A new sheriff inevitably means changes to the Metropolitan Police Department.
Under Clark County Sheriff Joseph Lombardo, changes came quickly.
Most of the department’s detectives now have different job descriptions. Substations that were closed to the public because of funding concerns have been reopened. And police shootings have dropped, while violent crime continues to rise.
The sheriff sat down to speak with the Review-Journal this past week.
Probably the biggest change since the start of the Lombardo regime Jan. 4 was finalized just more than a week ago.
On July 18, his plan to decentralize operations for about 150 detectives formally started.
With the shift, detectives who worked in specialized units, such as robbery, domestic violence, drugs and gangs, were filtered out and now staff each of Metro’s eight area commands throughout the Las Vegas Valley. Each area command has about 24 detectives, Lombardo said.
But the way it was, Lombardo said, it took on average 12½ days after a crime was reported for a detective to review the case file for the first time.
That, the sheriff said, needed to change.
It’s evidence-based, he said.
Metro has experimented with the idea before, when the agency decentralized property crimes detectives, who typically handle crimes such as home burglaries.

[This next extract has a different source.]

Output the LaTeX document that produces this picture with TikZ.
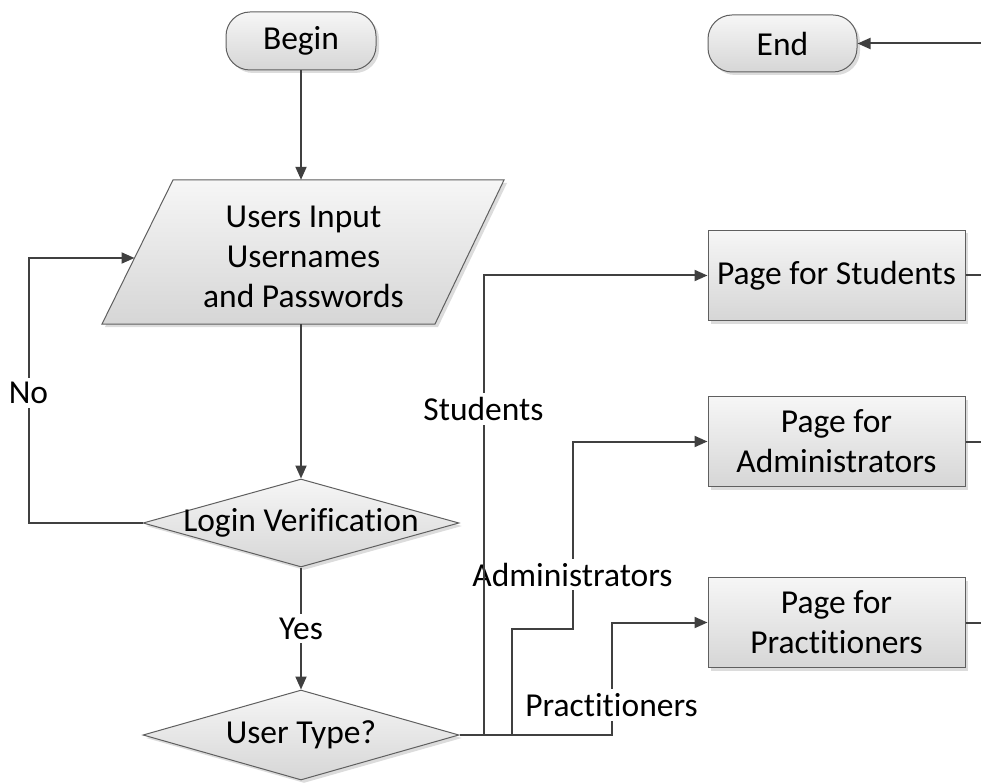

Before pushing those detectives out to area commands, the department solved about 33 percent of property crimes, Lombardo said. Since the change, it has jumped to about 45 percent.
By pushing the detectives out to handle smaller geographical areas, Lombardo said he hopes to cut that time in half.
Under the old system, most detectives worked out of Metro headquarters, at 400. S. Martin Luther King Blvd. Some units, such as homicide, sexual assault and crimes against youth and family, will remain centralized. Those investigations tend to be more forensics-based, while those that have been decentralized are more “human-based,” he said, utilizing informants and interviews more often.
But another reason also initiated the change.
“In years past, crooks were specialized,” Lombardo said. “We’ve really seen that change over the last five to 10 years. Now they’re poly-criminals.”
To keep up, Lombardo said, his detectives need to have multiple areas of expertise too.
“We’re limiting ourselves if we stay specialized and the criminals are not,” he said.
When the Clark County Commission approved a $539 million Metro budget for 2015-16, it meant two things for the department: more cops and the ability to reopen four area commands that had been closed to the public.
Those area commands — Bolden, 1851 Stella Lake St.; South Central, 4860 Las Vegas Blvd. South; Southeast, 3675 E. Harmon Ave.; and Downtown, 621 N. Ninth St. — were closed in previous years because of a lack of funding that forced layoffs at the civilian employee level.
But with the $28 million bigger budget for this year, 46 civilian positions were added, allowing Metro to restaff and reopen those front desks. Residents now can file police reports in person at those locations.
With those civilian employees, Metro was able to hire 55 new officers.
That can help Las Vegas police push back a slight uptick in violent crimes.
This year, violent crime — which includes homicides, sex assaults, assaults with a deadly weapon and robberies — has gone up 2 percent overall compared with last year.
Assaults with a deadly weapon saw the biggest jump, about 12.5 percent, according to Metro crime statistics.
Lombardo said he simply needs more officers if he is going to bring that number down.
Even with the new officers, Metro’s officer to resident ratio, hovering at 1.74 officers per thousand residents, is far below where Lombardo would like to see it.
Lombardo said he would like to see the department get back to what he considers the standard, which is at least two officers per thousand residents.
Going the opposite way of violent crime, Metro’s officer-involved-shooting numbers have plummeted this year, with just six compared with 11 at the same point last year.
A big reason for the drop, Lombardo said, is that the enhanced emphasis on de-escalation “is really hitting home now.”
“There’s never not going to be officer-involved shootings,” he said. “We have to look at it as ‘was it necessary?’ instead of ‘was it justified?'”
And while the sheriff understands that even the current number of police shootings can change seemingly overnight, that hasn’t stopped him from praising what he says is the progress his department has made.
“I’m very proud of our officer-involved-shooting numbers,” Lombardo said.